I figure that my readership hovers somewhere around thirteen or fourteen people on any given day, so it would probably be best not to irritate the loyal few (as opposed to those who come here by complete accident, have a quick look around the place, and quickly leave again to head over to MSN games or KraftingWithKarla.com or wherever they intended to go), so here is my post for today.

For his birthday dinner, Kieren chose chili, salad, various assorted chips and lemon cake with vanilla ice cream. He received cards with money from assorted grandparents, aunts and uncles and a cell phone from his parents. He is handsome and adorable and I love him very much, but take care not to mention this (except in birthday cards, where it is not corny to write "We love you!" with mooshy, aunt-like abandon) so that he won't be embarrassed.

Dayden and Kiersi were also very cute, Kiersi in a pink t-shirt that read "I Can Play the Cute Card If I Have To" and Dayden earnestly telling me that he did not want any dumb money for his birthday next month, but preferred to receive gifts.

We spent a very pleasant afternoon with the family (including some of Angie's family, whom we like very much) and drove home praying the rosary together on a golden autumn afternoon.

My husband was driving through a small town between our house and theirs when he whistled and said, "That kid on that bike back there just completely wiped out."

He backed up the van and sure enough, there was a boy who looked to be about thirteen, curled up on his side on the grass verge, crying really hard. His bike was beside him on the sidewalk, chain off, wheels spinning.

"Where are you hurt, bud?" I asked.

He was shaking like a leaf and trying to catch his breath. "My....my shoulder. And my elbow....my knees, too," he said in a trembling voice. I was just about ready to offer him my phone when he pulled one out of his pocket and started dialing. After a moment he said, "Mom? Can you come get me?"

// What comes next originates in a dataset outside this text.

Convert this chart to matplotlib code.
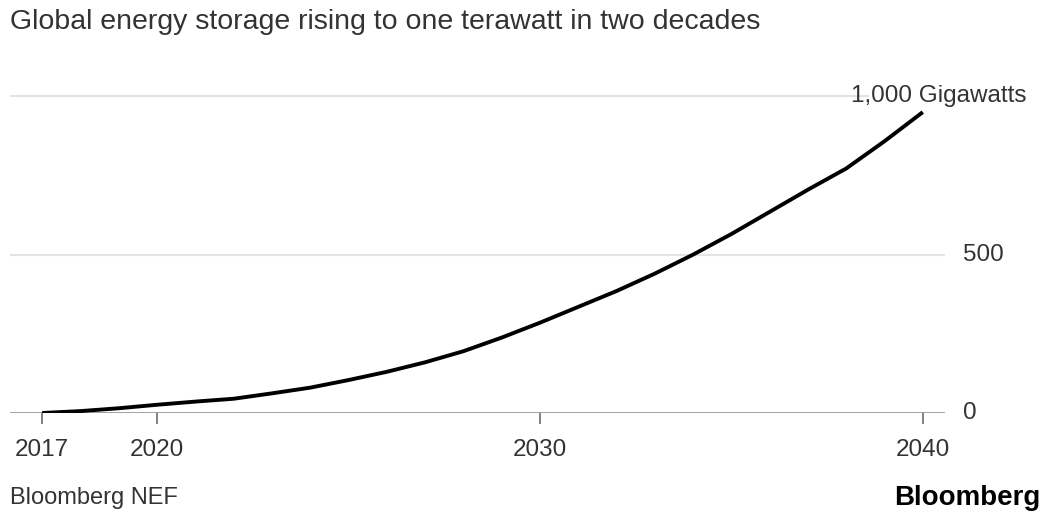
import matplotlib.pyplot as plt

# Global energy storage capacity, gigawatts
years = [2017, 2018, 2019, 2020, 2021, 2022, 2023, 2024, 2025, 2026, 2027, 2028,
         2029, 2030, 2031, 2032, 2033, 2034, 2035, 2036, 2037, 2038, 2039, 2040]
gigawatts = [0, 6, 15, 26, 36, 45, 62, 80, 104, 130, 160, 195,
             238, 285, 335, 385, 440, 500, 565, 635, 705, 772, 858, 950]

x_ticks = [2017, 2020, 2030, 2040]
y_ticks = [0, 500, 1000]
y_labels = ["0", "500", "1,000 Gigawatts"]

plt.rcParams['font.family'] = ['Liberation Sans', 'DejaVu Sans']
text_color = '#333333'

fig = plt.figure(figsize=(10.46, 5.18), dpi=100)
ax = fig.add_axes([10 / 1046, 105 / 518, 935 / 1046, 350 / 518])

ax.set_xlim(2016.16, 2040.58)
ax.set_ylim(0, 1105)

# Gridlines: the 1,000 line stops short of its label
ax.hlines(500, 2016.16, 2040.58, color='#e3e3e3', lw=1.5, zorder=1)
ax.hlines(1000, 2016.16, 2038.6, color='#e3e3e3', lw=1.5, zorder=1)
ax.axhline(0, color='#9a9a9a', lw=2, zorder=2)

ax.plot(years, gigawatts, color='black', lw=2.8, solid_capstyle='butt',
        solid_joinstyle='round', zorder=3)

for spine in ax.spines.values():
    spine.set_visible(False)

ax.set_xticks(x_ticks)
ax.set_xticklabels([str(t) for t in x_ticks])
ax.tick_params(axis='x', direction='out', length=8, width=1.3, color='#777777',
               labelsize=17.5, labelcolor=text_color, pad=11)
ax.set_yticks([])

for v, lab in zip(y_ticks, y_labels):
    if v == 1000:
        ax.text(2040.42, v, lab, ha='center', va='center', fontsize=17.5, color=text_color)
    else:
        ax.text(1.019, v, lab, transform=ax.get_yaxis_transform(), ha='left',
                va='center', fontsize=17.5, color=text_color)

fig.text(10 / 1046, 1 - 22 / 518, "Global energy storage rising to one terawatt in two decades",
         ha='left', va='center', fontsize=20.5, color=text_color)
fig.text(10 / 1046, 1 - 498 / 518, "Bloomberg NEF", ha='left', va='center',
         fontsize=17, color=text_color)
fig.text(1040 / 1046, 1 - 498 / 518, "Bloomberg", ha='right', va='center',
         fontsize=20, fontweight='bold', color='black')

fig.savefig('out.png', dpi=100)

While he talked to his mother, I got the first aid kit out from under the passenger seat, feeling triumphantly vindicated about all the teasing I've taken over the years for keeping a small suitcase stuffed with enough first aid supplies to stock a pharmacy aisle in my van. Under my husband's bemused gaze, I whipped out some anti-bacterial wipes, some triple antibiotic ointment plus lidocain and a box of stick-on bandages in a variety of sizes.

(I also had a couple of those instant cold packs, an ACE elastic, a bottle of Benadryl and a dosage cup, latex gloves, a tweezer, scissors, a roll of sterile gauze and some surgical tape, just in case you were wondering.)

I unwrapped the anti-bacterial wipes and handed them to the boy: he wiped the blood off his skinned knees and inner arm while I prepared the bandages with triple anti-biotic ointment smeared on them. He took the bandages from me and stuck them on, finishing up just as his mom, wild-eyed, pulled up behind our van.

My husband lifted the offending bicycle into the back of her SUV and she hugged her son, thanking us for stopping. He was still very shaky and winced as he stood up, clutching his right shoulder with his left hand and hobbling over to the truck, very obviously trying not to burst into tears.

Waving goodbye, I re-packed my little first aid suitcase, giving it a pleased pat on the lid.

"Gosh, it's a good thing you had that first aid kit," said Aisling respectfully.

"I know," I said smugly. "It's a good thing that kid had a cell phone."

"Mom," said Meelyn patiently, as if explaining something perfectly obvious to someone of dubious intelligence, "it is 2008. All kids have cell phones."

It was as if she was saying, "All kids have noses" or something.

Anyway, I need to go and restock my first aid kit tomorrow. I am very excited about this.